『レッド・デッド・オンライン』にて、道化師コスプレでデモを敢行するプレイヤーら現る。来ないアップデートを待ち続ける悲しきピエロたち
『Red Dead Online/レッド・デッド・オンライン(以下、RDO)』住民たちは鬱屈としていた。前回の大型アップデート「密造酒製造者」から早7か月が経つ。「白人カルト召喚騒ぎ」のような修正パッチはあったものの、新たなコンテンツが追加される気配は一向にない。よもやRockstar Gamesは『RDO』の存在を忘れているのではあるまいか。振り向いてくれない運営に一途な思いを募らせて、プレイヤーたちは民主主義的手段に訴えることにした。デモの敢行である。
ことの発端となったのはDiscordおよび海外掲示板Redditに存在する「Red Dead Fashion」コミュニティ。プレイヤーたちが気の利いたファッションや、他作品のキャラクターのコスプレなどを投稿する活発なスペースだ。そんなRed Dead Fashion界隈は、6月に初の試みとしてファッションコンテストを実施。「サンドニ」をお題としたコンテストは好評を博し、成功裏に終わった。そして早くも7月、新たに「今月のテーマ」が発表される。そのテーマとは「サーカス旅団」。シックな装いの多かった前回と比べ、ポップで華やかなコーディネートを楽しめる設定といえるだろう。
ところがお題の背景についての説明はやや不穏だ。「我々はみんなアップデートが来ると信じ続けているピエロなので、ゲーム内でもその通りドレスアップするのがお似合いだよね!」読んでわかる通り、これは痛烈な皮肉だ。しばしば間抜けな存在を指してピエロと揶揄することがある。『RDO』Discordサーバー管理者のひとりMagnar氏が海外メディアPolygonに語ったところによれば、『RDO』プレイヤーはしばしば「どうして楽しくもないのにゲームを遊び続けるのか」と謗りを受けることがある。確かにいつまでも新コンテンツが来ないゲームに不満を垂れ流しながらしがみついている義理はない。それでも『RDO』をすっぱり諦めることができない、ジレンマを抱えたプレイヤーたち自身を自虐的に「ピエロ」と表現したのが今回のファッションコンテストだという。

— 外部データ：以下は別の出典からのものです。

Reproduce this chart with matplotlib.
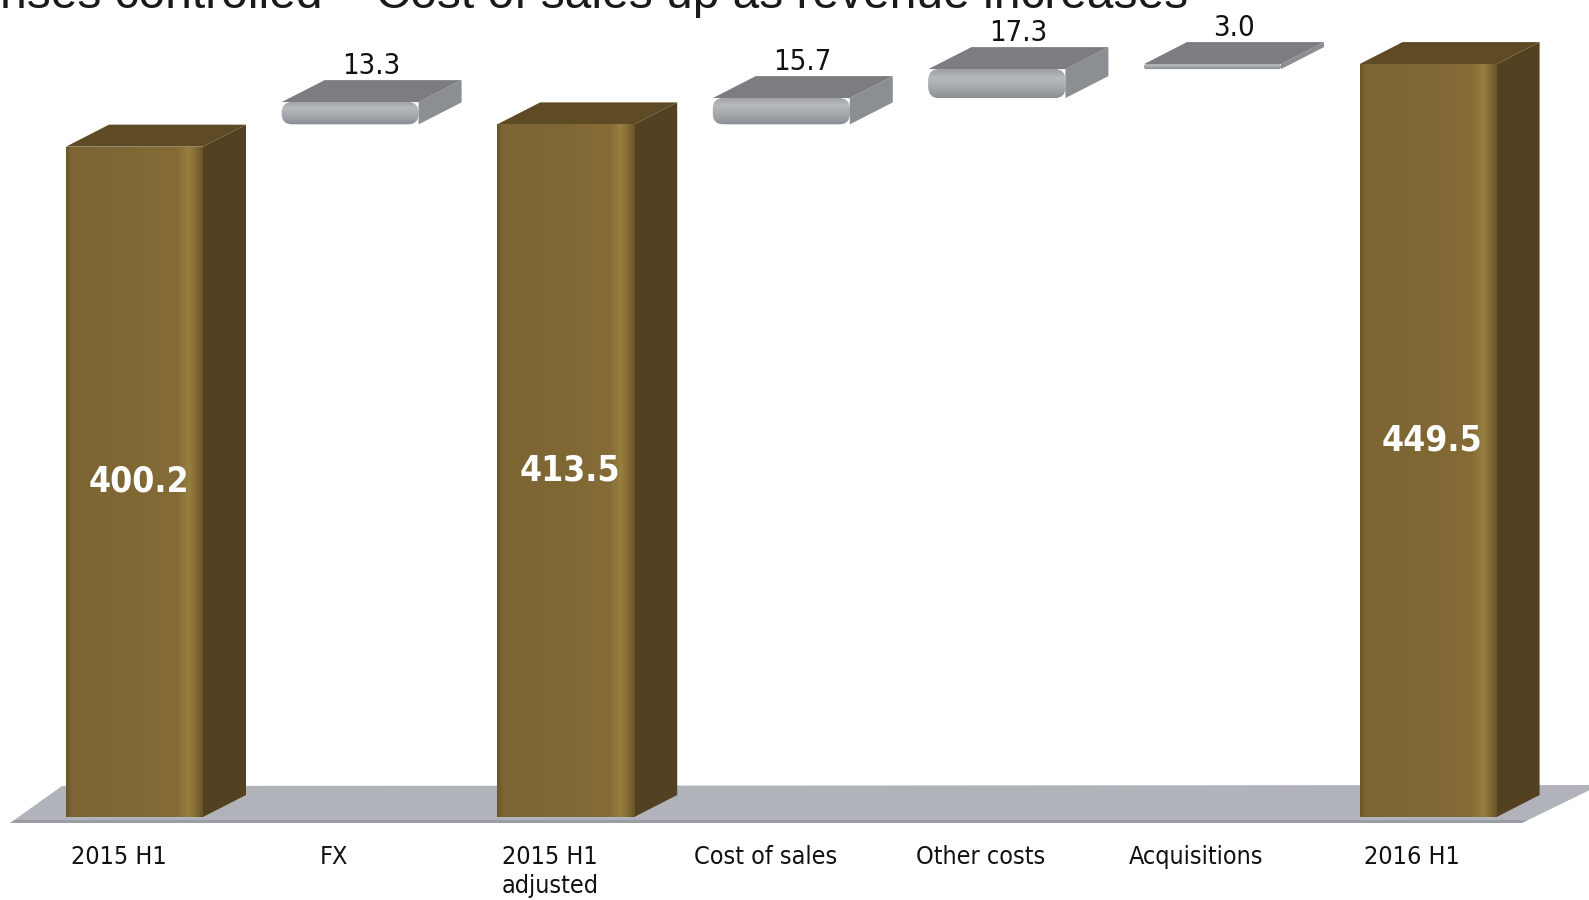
import numpy as np
import matplotlib
matplotlib.use("Agg")
import matplotlib.pyplot as plt
from matplotlib.patches import Polygon, FancyBboxPatch
from matplotlib.colors import LinearSegmentedColormap

# ---------------- data ----------------
categories = ["2015 H1", "FX", "2015 H1\nadjusted", "Cost of sales",
              "Other costs", "Acquisitions", "2016 H1"]
total_idx = [0, 2, 6]
total_values = [400.2, 413.5, 449.5]
change_idx = [1, 3, 4, 5]
change_values = [13.3, 15.7, 17.3, 3.0]
change_base = [413.5, 413.5, 429.2, 446.5]   # where each slab sits
title_text = "nses controlled \u2013 Cost of sales up as revenue increases"

# ---------------- layout ----------------
W_PX, H_PX = 1589, 900
PX_X = 215.6            # pixels per category
PX_Y = 1.675            # pixels per value unit
X_ORIGIN_PX = 134.5     # pixel x of first category centre
BASE_PX = 817           # pixel y of value 0

X0 = -X_ORIGIN_PX / PX_X
X1 = X0 + W_PX / PX_X
Y1 = BASE_PX / PX_Y
Y0 = Y1 - H_PX / PX_Y

BW = 137 / PX_X         # bar front width
DX = 43 / PX_X          # depth offset (x)
DY = 22 / PX_Y          # depth offset (y)

fig = plt.figure(figsize=(W_PX / 100, H_PX / 100), dpi=100)
fig.patch.set_facecolor("white")
ax = fig.add_axes([0, 0, 1, 1])
ax.set_xlim(X0, X1)
ax.set_ylim(Y0, Y1)
ax.axis("off")

def px2x(p):
    return (p - X_ORIGIN_PX) / PX_X

def px2y(p):
    return (BASE_PX - p) / PX_Y

# ---------------- floor ----------------
floor = Polygon([(px2x(10), px2y(823)), (px2x(1522), px2y(823)),
                 (px2x(1600), px2y(785)), (px2x(62), px2y(786))],
                closed=True, facecolor="#B0B3BA", edgecolor="none", zorder=1)
ax.add_patch(floor)
floor_edge = Polygon([(px2x(10), px2y(823)), (px2x(1522), px2y(823)),
                      (px2x(1527), px2y(820)), (px2x(15), px2y(820))],
                     closed=True, facecolor="#9A9DA3", edgecolor="none", zorder=1.1)
ax.add_patch(floor_edge)

# ---------------- total bars ----------------
brown_cmap = LinearSegmentedColormap.from_list(
    "brown", [(0.0, "#6A5629"), (0.04, "#7C6533"), (0.5, "#806835"),
              (0.82, "#856C37"), (0.9, "#96803F"), (0.96, "#7F6733"), (1.0, "#6A5529")])
grey_cmap = LinearSegmentedColormap.from_list(
    "greyv", [(0.0, "#8C8F94"), (0.35, "#A4A7AB"), (0.7, "#B6B9BD"), (1.0, "#9C9FA4")])

zo = 3
tot_bars = ax.bar(total_idx, total_values, width=BW, bottom=0,
                  color="#806835", edgecolor="none", zorder=zo + 2)
for i, v, rect in zip(total_idx, total_values, tot_bars):
    xl, xr = i - BW / 2, i + BW / 2
    side = Polygon([(xr, 0), (xr + DX, DY), (xr + DX, v + DY), (xr, v)],
                   closed=True, facecolor="#524221", edgecolor="none", zorder=zo)
    top = Polygon([(xl, v), (xr, v), (xr + DX, v + DY), (xl + DX, v + DY)],
                  closed=True, facecolor="#5E4B25", edgecolor="none", zorder=zo + 1)
    ax.add_patch(side)
    ax.add_patch(top)
    grad = np.linspace(0, 1, 256).reshape(1, -1)
    im = ax.imshow(grad, extent=[xl, xr, 0, v], cmap=brown_cmap, aspect="auto",
                   zorder=zo + 2.5, interpolation="bilinear")
    im.set_clip_path(rect)
    ax.text(i + 0.02, v / 2, f"{v:.1f}", color="white", fontsize=25.5,
            fontweight="bold", family="DejaVu Sans", fontstretch="condensed",
            ha="center", va="center", zorder=zo + 4)

# ---------------- floating change slabs ----------------
chg_bars = ax.bar(change_idx, change_values, width=BW, bottom=change_base,
                  color="#A5A8AC", edgecolor="none", zorder=zo + 2)
for i, v, b, rect in zip(change_idx, change_values, change_base, chg_bars):
    rect.set_visible(False)
    xl, xr = i - BW / 2, i + BW / 2
    t = b + v
    side = Polygon([(xr, b), (xr + DX, b + DY), (xr + DX, t + DY), (xr, t)],
                   closed=True, facecolor="#8B8E92", edgecolor="none", zorder=zo)
    top = Polygon([(xl, t), (xr, t), (xr + DX, t + DY), (xl + DX, t + DY)],
                  closed=True, facecolor="#7B7D81", edgecolor="none", zorder=zo + 1,
                  joinstyle="round")
    ax.add_patch(side)
    ax.add_patch(top)
    h_px = v * PX_Y
    r_px = min(11, h_px / 2)
    front = FancyBboxPatch((xl, b), BW, v,
                           boxstyle=f"round,pad=0,rounding_size={r_px / PX_X}",
                           mutation_aspect=PX_X / PX_Y,
                           facecolor="#A5A8AC", edgecolor="none", zorder=zo + 2)
    ax.add_patch(front)
    grad = np.linspace(0, 1, 64).reshape(-1, 1)
    im = ax.imshow(grad, extent=[xl, xr, b, t], cmap=grey_cmap, aspect="auto",
                   origin="lower", zorder=zo + 2.5, interpolation="bilinear")
    im.set_clip_path(front)
    ax.text(i + DX / 2, t + DY, f"{v:.1f}", color="#111111", fontsize=21,
            family="DejaVu Sans", fontstretch="condensed",
            ha="center", va="bottom", zorder=zo + 4)

# ---------------- category labels ----------------
for i, lab in enumerate(categories):
    ax.text(i - 16 / PX_X, px2y(845), lab, color="#111111", fontsize=18,
            family="DejaVu Sans", fontstretch="condensed",
            ha="center", va="top", linespacing=1.28, zorder=zo + 4)

ax.set_xlim(X0, X1)
ax.set_ylim(Y0, Y1)

# ---------------- clipped title ----------------
fig.text(0.0, 1 - 8 / H_PX, title_text, family="Liberation Sans", fontsize=34.5,
         color="#1A1A1A", ha="left", va="baseline")

fig.savefig("out.png", dpi=100, facecolor="white")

「『RDO』プレイヤーはピエロ」というミームは、6月末にはすでに界隈へ浸透していった。中にはファッションコンテストの域を外れ、そして今月10日にはプレイヤーのひとりPVPOnlyCat氏がイベントを企画する。ピエロのコスプレをしたプレイヤーばかりで集まり市中を占拠するのはどうかと申し出たのだ。このフラッシュモブは翌週末に実現した。西部の街角に突如大量のピエロ集団が現れ、大きな注目を集めたのだ。ピエロたちは記念撮影したり、馬上レースをしたり、列車をハイジャックしたりと思い思いに楽しいひとときを過ごしたようだ。
*ビビッドな緑色の「襟付きオーバーシャツ」(8ドル)が定番。所有していれば仮面を合わせても雰囲気が出る。
大元はRockstar Gamesへの不満に端を発していながら、どこか楽しげなオンラインイベントに昇華した『RDO』のピエロデモ。「不満を抱えた人たちが本当にネガティブなやり方でイライラをぶちまけているのを何度も目にしてきました」とMagnar氏は語る。「でも『RDO』コミュニティでは、多くの人がいまだにこのゲームを愛しています。Rockstar Gamesにがっかりしつつ、当たり前のことだと捉えて、そう、いまだに遊んでいるんです。でも私たちはどんな欲求不満も、もっと楽しくピエロ的なやり方でぶちまけていくでしょう」。ゲームへの深い愛憎から生まれた今回の出来事。今後Rockstar Gamesが『RDO』プレイヤーに報いることはあるのか、注目したいところだ。